Two-Dimensional Materials and Their Commercial Potential

Since the isolation of graphene in 2004 — which earned its discoverers the Nobel Prize in Physics in 2010 — the family of two-dimensional materials has expanded dramatically. Graphene itself (a single layer of carbon atoms arranged in a hexagonal lattice) has extraordinary electrical conductivity, mechanical strength, and thermal conductivity. But the 2D materials family now includes dozens of other compounds, each with distinct properties and potential applications.

Transition metal dichalcogenides like molybdenum disulfide and tungsten diselenide are semiconductors with bandgaps that make them candidates for ultra-thin transistors, flexible electronics, and novel photodetectors. Hexagonal boron nitride is an excellent insulator that is being used as a substrate for graphene-based devices. MXenes — two-dimensional carbides and nitrides — show promise for energy storage, electromagnetic shielding, and filtration applications.

The challenge for 2D materials startups has historically been manufacturing: producing these materials with the purity, uniformity, and scale required for commercial applications. Several companies are now making meaningful progress on chemical vapor deposition and other large-area synthesis techniques. As manufacturing costs come down, the commercial applications — which span semiconductors, batteries, composites, coatings, and filtration — become increasingly viable.

Advanced Ceramics in Extreme Environments

Ceramic materials are among the oldest engineered materials in human history, but the frontier of advanced ceramics bears little resemblance to clay pottery. Ultra-high-temperature ceramics (UHTCs) — compounds of hafnium, zirconium, and tantalum with carbon, boron, and nitrogen — maintain structural integrity at temperatures above 2000 degrees Celsius, making them candidates for hypersonic vehicle leading edges, rocket nozzles, and next-generation thermal protection systems.
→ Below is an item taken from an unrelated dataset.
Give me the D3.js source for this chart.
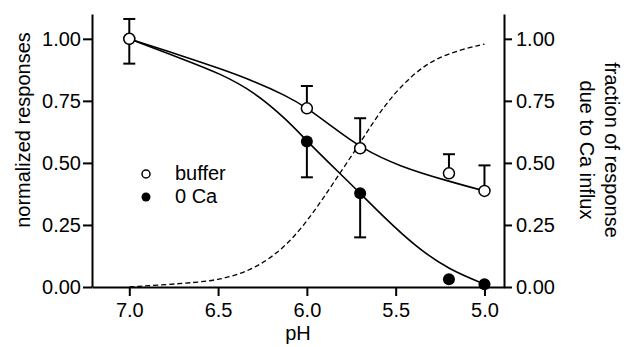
<!DOCTYPE html>
<html>
<head>
<meta charset="utf-8">
<script src="https://cdn.jsdelivr.net/npm/d3@7"></script>
<style>
  body { margin: 0; background: #fff; }
  svg { display: block; font-family: "Liberation Sans", Arial, sans-serif; }
</style>
</head>
<body>
<svg id="chart" width="632" height="347"></svg>
<script>
// measured points (pH)
const phPoints = [7.0, 6.0, 5.7, 5.2, 5.0];
const bufferValues = [1.0, 0.72, 0.559, 0.458, 0.387];
const bufferUpper = [1.08, 0.81, 0.68, 0.535, 0.49];
const caValues = [1.0, 0.586, 0.378, 0.031, 0.011];
const caLower = [0.90, 0.442, 0.20, null, null];

// fitted curves
const bufferFitPh = [7.0, 6.676, 6.489, 6.30, 6.114, 6.0, 5.85, 5.7, 5.478, 5.197, 5.0];
const bufferFitVal = [1.0, 0.925, 0.88, 0.83, 0.77, 0.722, 0.642, 0.562, 0.485, 0.425, 0.387];
const caFitPh = [7.0, 6.676, 6.489, 6.30, 6.114, 6.0, 5.815, 5.7, 5.571, 5.384, 5.197, 5.0];
const caFitVal = [1.0, 0.912, 0.86, 0.788, 0.675, 0.588, 0.458, 0.378, 0.285, 0.16, 0.069, 0.012];

// fraction of response due to Ca influx (right axis)
const fracPh = [7.0, 6.676, 6.489, 6.30, 6.114, 5.965, 5.852, 5.7, 5.571, 5.421, 5.253, 5.0];
const fracVal = [0.0, 0.015, 0.028, 0.069, 0.163, 0.297, 0.418, 0.58, 0.727, 0.848, 0.935, 0.979];

const xTicks = [7.0, 6.5, 6.0, 5.5, 5.0];
const yTicks = [0, 0.25, 0.5, 0.75, 1.0];

const svg = d3.select('#chart');

const x = d3.scaleLinear().domain([7.21, 4.89]).range([92, 504]);
const y = d3.scaleLinear().domain([0, 1.1]).range([287, 14]);
const y2 = d3.scaleLinear().domain([0, 1.1]).range([287, 14]);

// axes
const gx = svg.append('g')
  .attr('transform', 'translate(0,287)')
  .call(d3.axisBottom(x).tickValues(xTicks).tickFormat(d3.format('.1f'))
    .tickSize(9).tickSizeOuter(0).tickPadding(7));

const gy = svg.append('g')
  .attr('transform', 'translate(92,0)')
  .call(d3.axisLeft(y).tickValues(yTicks).tickFormat(d3.format('.2f'))
    .tickSize(9).tickSizeOuter(0).tickPadding(2));

const gy2 = svg.append('g')
  .attr('transform', 'translate(504,0)')
  .call(d3.axisRight(y2).tickValues(yTicks).tickFormat(d3.format('.2f'))
    .tickSize(8).tickSizeOuter(0).tickPadding(4));

[gx, gy, gy2].forEach(g => {
  g.selectAll('path, line').attr('stroke', '#000').attr('stroke-width', 2);
  g.selectAll('text').attr('font-size', 20).attr('fill', '#000')
    .attr('font-family', '"Liberation Sans", Arial, sans-serif');
});

// axis titles
svg.append('text')
  .attr('x', 298).attr('y', 340)
  .attr('text-anchor', 'middle').attr('font-size', 20)
  .text('pH');

svg.append('text')
  .attr('transform', 'translate(30,130) rotate(-90)')
  .attr('text-anchor', 'middle').attr('font-size', 20)
  .text('normalized responses');

const rt = svg.append('text')
  .attr('transform', 'translate(605,150) rotate(90)')
  .attr('text-anchor', 'middle').attr('font-size', 20);
rt.append('tspan').attr('x', 0).attr('y', 0).text('fraction of response');
rt.append('tspan').attr('x', 0).attr('y', 25).text('due to Ca influx');

// curves
const line = d3.line()
  .x(d => x(d[0]))
  .y(d => y(d[1]))
  .curve(d3.curveBasis);

svg.append('path')
  .attr('d', line(d3.zip(fracPh, fracVal)))
  .attr('fill', 'none').attr('stroke', '#000')
  .attr('stroke-width', 1.3).attr('stroke-dasharray', '5,3');

svg.append('path')
  .attr('d', line(d3.zip(bufferFitPh, bufferFitVal)))
  .attr('fill', 'none').attr('stroke', '#000').attr('stroke-width', 1.6);

svg.append('path')
  .attr('d', line(d3.zip(caFitPh, caFitVal)))
  .attr('fill', 'none').attr('stroke', '#000').attr('stroke-width', 1.6);

// error bars
function errorBars(vals, ends) {
  const data = phPoints.map((p, i) => ({ p, v: vals[i], e: ends[i] }))
    .filter(d => d.e != null);
  const g = svg.append('g').attr('stroke', '#000').attr('stroke-width', 2);
  g.selectAll('line.v').data(data).enter().append('line')
    .attr('x1', d => x(d.p)).attr('x2', d => x(d.p))
    .attr('y1', d => y(d.v)).attr('y2', d => y(d.e));
  g.selectAll('line.c').data(data).enter().append('line')
    .attr('x1', d => x(d.p) - 6).attr('x2', d => x(d.p) + 6)
    .attr('y1', d => y(d.e)).attr('y2', d => y(d.e));
}
errorBars(caValues, caLower);
errorBars(bufferValues, bufferUpper);

// points
svg.selectAll('circle.ca')
  .data(phPoints.map((p, i) => [p, caValues[i]]))
  .enter().append('circle')
  .attr('cx', d => x(d[0])).attr('cy', d => y(d[1]))
  .attr('r', 6).attr('fill', '#000');

svg.selectAll('circle.buf')
  .data(phPoints.map((p, i) => [p, bufferValues[i]]))
  .enter().append('circle')
  .attr('cx', d => x(d[0])).attr('cy', d => y(d[1]))
  .attr('r', 5.5).attr('fill', '#fff')
  .attr('stroke', '#000').attr('stroke-width', 1.5);

// legend
const legend = svg.append('g');
legend.append('circle').attr('cx', 146).attr('cy', 174).attr('r', 4)
  .attr('fill', '#fff').attr('stroke', '#000').attr('stroke-width', 1.5);
legend.append('text').attr('x', 175).attr('y', 180).attr('font-size', 20).text('buffer');
legend.append('circle').attr('cx', 146).attr('cy', 197).attr('r', 4.5)
  .attr('fill', '#000');
legend.append('text').attr('x', 175).attr('y', 203).attr('font-size', 20).text('0 Ca');
</script>
</body>
</html>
Silicon carbide fiber-reinforced ceramic matrix composites (SiC/SiC CMCs) have already entered commercial aerospace applications in jet engine hot sections, reducing component weight by up to 40% compared to nickel superalloys while operating at higher temperatures and improving fuel efficiency. The expansion of CMC applications — to turbine blades, combustor liners, and eventually structural components — is one of the clearest near-term commercialization paths in advanced materials.

The Investment Framework for Materials Startups

When FailUp Capital evaluates a materials startup, we are looking for several things that differ from our evaluation of other deep tech companies. First, we want to understand the defensibility of the materials discovery itself: is there a patent, a trade secret, a unique manufacturing process, or some combination of these that prevents a well-resourced incumbent from simply replicating the material once it is disclosed? Second, we look for a clear application focus — materials companies that try to address too many markets simultaneously rarely make the focused investments required to prove performance in any of them. Third, we want to see a credible path to manufacturing scale-up, including evidence that the founders understand the process engineering challenges that will arise as they move from laboratory quantities to commercial volumes.

Key Takeaways

• Advanced materials science is the foundational enabler of virtually every hard tech domain, from aerospace to semiconductors to energy storage.
• Materials startups have been systematically undercapitalized by venture investors due to timeline mismatches with software-era VC expectations.
• Computational materials discovery is dramatically accelerating the pace of new materials identification, changing startup economics.
• High-entropy alloys, 2D materials, and ultra-high-temperature ceramics represent frontier material classes with massive commercial potential.
• Defensibility in materials companies comes from process know-how, trade secrets, and manufacturing scale-up expertise — not just patents.